And Just like That, This Bon Jovi Column is Finished

Call it burnout. Call it disinterest. Call it priority-reassessment. Whatever the name, the fact is this: after five years and thousands of dollars devoted to a man and his band, this fan is done. There won’t be more musings about anything Bon Jovi; there won’t be anymore give-away contests (although there will be some items to trade at the local Hastings). No more fan club dues (although that expired last year). No more Bon Jovi ringtone. No more Jon Bon Jovi movie marathons. And why? No any one or any particular reason other than that flame has burned out for Rebecca Wilson as it did for Elizabeth Coffee and Glenn Osrin before her. Don’t know who they are? Then it doesn’t matter anyway.

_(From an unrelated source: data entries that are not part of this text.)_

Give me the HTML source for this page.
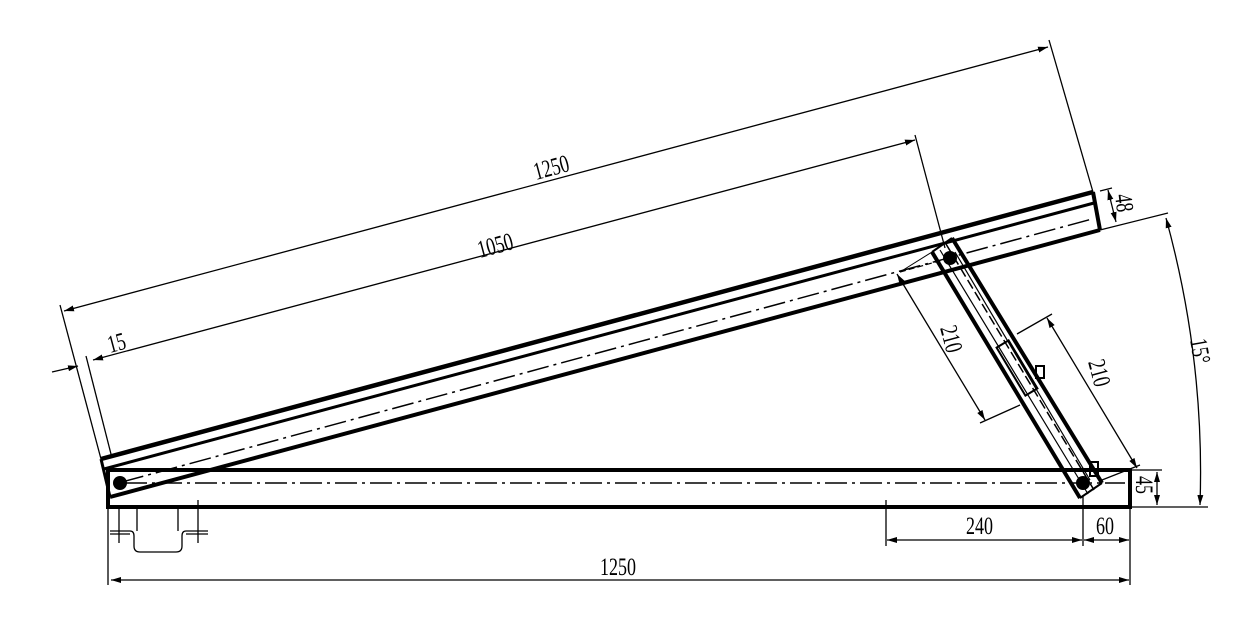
<!DOCTYPE html>
<html><head><meta charset="utf-8"><style>
html,body{margin:0;padding:0;background:#fff;width:1256px;height:628px;overflow:hidden}
text{font-family:"Liberation Serif","DejaVu Serif",serif;font-size:25px;fill:#000}
</style></head><body>
<svg width="1256" height="628" viewBox="0 0 1256 628" xmlns="http://www.w3.org/2000/svg">
<defs>
<marker id="a" viewBox="0 0 10 6" refX="10" refY="3" markerWidth="10" markerHeight="6" orient="auto-start-reverse" markerUnits="userSpaceOnUse"><path d="M0,0 L10,3 L0,6z" fill="#000"/></marker>
</defs>
<g stroke="#000" fill="none">
<!-- base rail -->
<rect x="108" y="470" width="1022" height="37" stroke-width="4"/>
<line x1="125" y1="483" x2="1125" y2="483" stroke-width="1.5" stroke-dasharray="22,5,3,5"/>
<!-- top rail -->
<line x1="101" y1="459" x2="1093" y2="192" stroke-width="4.5"/>
<line x1="104" y1="469" x2="1094" y2="203" stroke-width="3"/>
<line x1="110" y1="497" x2="1100" y2="230" stroke-width="4"/>
<line x1="101" y1="459" x2="110" y2="497" stroke-width="3"/>
<line x1="1093" y1="192" x2="1100" y2="230" stroke-width="4"/>
<line x1="122" y1="482" x2="1092" y2="219" stroke-width="1.5" stroke-dasharray="22,5,3,5"/>
<!-- strut -->
<line x1="932" y1="252" x2="1080" y2="498" stroke-width="4"/>
<line x1="952" y1="238" x2="1102" y2="483" stroke-width="4"/>
<line x1="932" y1="252" x2="952" y2="238" stroke-width="2"/>
<line x1="1080" y1="498" x2="1102" y2="483" stroke-width="2"/>
<line x1="940" y1="250" x2="1088" y2="494" stroke-width="1.2"/>
<line x1="946" y1="244" x2="1094" y2="490" stroke-width="1.5" stroke-dasharray="10,4"/>
<line x1="955" y1="252" x2="1090" y2="480" stroke-width="1.2"/>
<rect x="1010" y="340" width="14" height="56" transform="rotate(-31 1017 368)" stroke-width="2"/>
<rect x="1036" y="366" width="8" height="12" stroke-width="2"/>
<rect x="1090" y="462" width="8" height="14" stroke-width="2"/>
<line x1="900" y1="272" x2="932" y2="252" stroke-width="1"/>
<line x1="900" y1="272" x2="950" y2="258" stroke-width="1.2" stroke-dasharray="6,3"/>
</g>
<circle cx="120" cy="483" r="7"/>
<circle cx="950" cy="258" r="7"/>
<circle cx="1083" cy="483" r="7"/>
<g stroke="#000" fill="none" stroke-width="1.3">
<!-- bracket -->
<path d="M108,507 V585"/>
<path d="M110,531 H130 Q134,531 134,536 V546 Q134,552 140,552 H176 Q182,552 182,546 V536 Q182,531 186,531 H208 M110,534 H130 M186,534 H208 M137,507 V531 M178,507 V531"/>
<line x1="119" y1="507" x2="119" y2="543"/>
<line x1="198" y1="500" x2="198" y2="543"/>
<!-- 1250 top -->
<line x1="60" y1="305" x2="101" y2="459"/>
<line x1="1049" y1="40" x2="1093" y2="192"/>
<line x1="64" y1="311" x2="1048" y2="47" marker-start="url(#a)" marker-end="url(#a)"/>
<!-- 1050 -->
<line x1="86" y1="356" x2="112" y2="458"/>
<line x1="915" y1="135" x2="945" y2="248"/>
<line x1="93" y1="360" x2="915" y2="140" marker-start="url(#a)" marker-end="url(#a)"/>
<line x1="52" y1="372" x2="78" y2="366" marker-end="url(#a)"/>
<!-- 210 dims -->
<line x1="897" y1="274" x2="985" y2="420" marker-start="url(#a)" marker-end="url(#a)"/>
<line x1="980" y1="423" x2="1020" y2="405"/>
<line x1="1047" y1="318" x2="1137" y2="468" marker-start="url(#a)" marker-end="url(#a)"/>
<line x1="1017" y1="334" x2="1052" y2="314"/>
<line x1="1102" y1="480" x2="1140" y2="465"/>
<!-- 48 -->
<line x1="1100" y1="191" x2="1112" y2="188"/>
<line x1="1100" y1="230" x2="1168" y2="213"/>
<line x1="1108" y1="190" x2="1116" y2="222" marker-start="url(#a)" marker-end="url(#a)"/>
<!-- 15 deg -->
<path d="M1166,218 Q1205,360 1200,505" marker-start="url(#a)" marker-end="url(#a)"/>
<line x1="1130" y1="507" x2="1208" y2="507"/>
<!-- 45 -->
<line x1="1130" y1="470" x2="1162" y2="470"/>
<line x1="1157" y1="472" x2="1157" y2="505" marker-start="url(#a)" marker-end="url(#a)"/>
<!-- 240/60 -->
<line x1="886" y1="500" x2="886" y2="546"/>
<line x1="1083" y1="495" x2="1083" y2="546"/>
<line x1="1130" y1="507" x2="1130" y2="585"/>
<line x1="887" y1="540" x2="1082" y2="540" marker-start="url(#a)" marker-end="url(#a)"/>
<line x1="1084" y1="540" x2="1129" y2="540" marker-start="url(#a)" marker-end="url(#a)"/>
<!-- 1250 bottom -->
<line x1="111" y1="580" x2="1129" y2="580" marker-start="url(#a)" marker-end="url(#a)"/>
</g>
<text transform="translate(536,180) rotate(-15) scale(0.72,1)">1250</text>
<text transform="translate(480,258) rotate(-15) scale(0.72,1)">1050</text>
<text transform="translate(110,353) rotate(-15) scale(0.72,1)">15</text>
<text transform="translate(940,328) rotate(75) scale(0.72,1)">210</text>
<text transform="translate(1088,362) rotate(75) scale(0.72,1)">210</text>
<text transform="translate(1115,195) rotate(83) scale(0.72,1)">48</text>
<text transform="translate(1190,340) rotate(80) scale(0.72,1)">15°</text>
<text transform="translate(1136,476) rotate(90) scale(0.72,1)">45</text>
<text transform="translate(966,534) scale(0.72,1)">240</text>
<text transform="translate(1096,534) scale(0.72,1)">60</text>
<text transform="translate(600,575) scale(0.72,1)">1250</text>
</svg>
</body></html>
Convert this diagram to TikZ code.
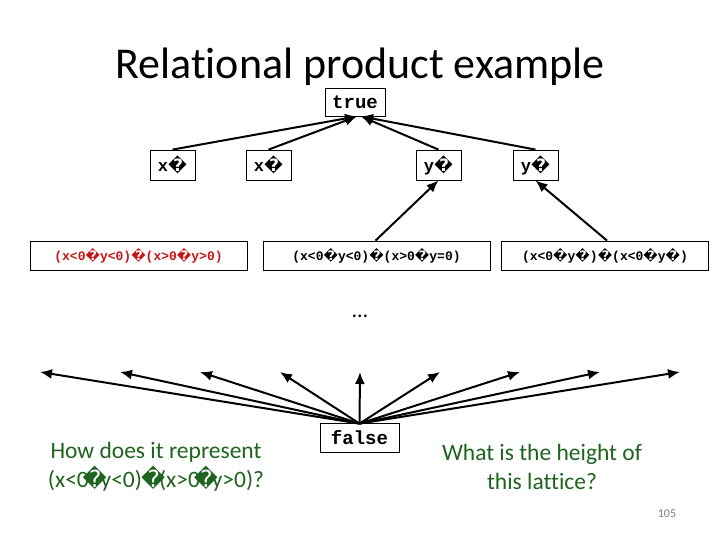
\documentclass[tikz,border=0pt]{standalone}
\usepackage{fontspec}
\setmainfont{Carlito}[Ligatures={NoCommon}]
\setmonofont{Liberation Mono}
\newfontfamily\dvs{DejaVu Sans}
\usetikzlibrary{arrows.meta}
\newcommand{\rc}{{\dvs\symbol{"FFFD}}}
\newcommand{\rcn}{\makebox[0.5em]{\dvs\symbol{"FFFD}}}
\definecolor{dgreen}{RGB}{30,100,30}
\definecolor{dred}{RGB}{200,20,20}
\tikzset{
  box/.style={draw, line width=0.8pt, inner sep=0pt, font=\ttfamily\bfseries\fontsize{17}{19}\selectfont},
  wide/.style={draw, line width=0.8pt, inner sep=0pt, minimum height=29pt, font=\ttfamily\bfseries\fontsize{13}{15}\selectfont},
  arr/.style={line width=2pt, -{Latex[length=12pt,width=10pt]}},
  note/.style={text=dgreen, align=center, font=\fontsize{23.5}{29}\selectfont}
}
\begin{document}
\begin{tikzpicture}[x=1pt,y=-1pt]
\useasboundingbox (0,0) rectangle (720,540);
\fill[white] (0,0) rectangle (720,540);
\node[font=\fontsize{44}{48}\selectfont] (title) at (360,67) {Relational product example};
\node[box, minimum width=60pt, minimum height=28pt, font=\ttfamily\bfseries\fontsize{19}{21}\selectfont] (true) at (355,102) {true};
\node[box, minimum width=45pt, minimum height=30pt] (x1) at (172.5,165) {x\rc};
\node[box, minimum width=45pt, minimum height=30pt] (x2) at (268.5,165) {x\rc};
\node[box, minimum width=45pt, minimum height=30pt] (y1) at (438.5,165) {y\rc};
\node[box, minimum width=45pt, minimum height=30pt] (y2) at (535.5,165) {y\rc};
\node[wide, minimum width=217pt, text=dred] (r1) at (138.5,255.5) {(x<0\rc y<0)\rc(x>0\rc y>0)};
\node[wide, minimum width=227pt] (r2) at (376.5,255.5) {(x<0\rc y<0)\rc(x>0\rc y=0)};
\node[wide, minimum width=207pt] (r3) at (605,255.5) {(x<0\rc y\rc)\rc(x<0\rc y\rc)};
\node[font=\fontsize{22}{24}\selectfont] (dots) at (360,316) {\dots};
\node[box, minimum width=79pt, minimum height=29pt, font=\ttfamily\bfseries\fontsize{19}{21}\selectfont] (false) at (359.5,437.5) {false};
\draw[arr] (x1.north) -- ([xshift=2pt]true.south);
\draw[arr] (x2.north) -- ([xshift=2pt]true.south);
\draw[arr] (y1.north) -- ([xshift=6pt]true.south);
\draw[arr] (y2.north) -- ([xshift=6pt]true.south);
\draw[arr] ([xshift=-1pt]r2.north) -- (y1.south);
\draw[arr] ([xshift=2pt]r3.north) -- (y2.south);
\foreach \i/\xx in {1/40,2/120,3/200,4/280,5/360,6/440,7/520,8/600,9/680} {
  \coordinate (t\i) at (\xx,372);
}
\coordinate (f) at ([yshift=-1pt]false.north);
\foreach \i in {1,...,9} {
  \draw[arr] (f) -- (t\i);
}
\node[note] (q1) at (156,467) {How does it represent\\(x<0\rcn y<0) \rcn(x>0\rcn y>0)?};
\node[note] (q2) at (542,467) {What is the height of\\this lattice?};
\node[text=gray, font=\fontsize{12}{14}\selectfont] (pg) at (667,514) {105};
\end{tikzpicture}
\end{document}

Jon Bon Jovi is a good man; don’t misunderstand. But that’s just it: he is merely a man. And when one finds that she has elevated a man to godlike status–when she worships at his musical altar and spends more money on him than on things that REALLY matter–that is when the journey has to end.

She can still listen to the music sometimes and occasionally go to the Bon Jovi Facebook page to see what they’re up to, but she doesn’t have to be a cyber-stalker or today’s version of a groupie. And when the band rolls out a new album in a few years and starts another tour, maybe she’ll even buy the album and go see them again for old times’ sake. Or maybe not. Who knows?

Here’s what she does know: it’s been almost a year since she last laid eyes on Jon Bon Jovi live and in the flesh, and she survived. And what a freeing feeling it is not to be wondering when the next concert or awards show or appearance will be–as if each one were a fix. And that’s what they were, really. The problem with that, though, is that the addiction was and is a living, breathing human being. And that’s not fair to him. He didn’t ask to be her addiction.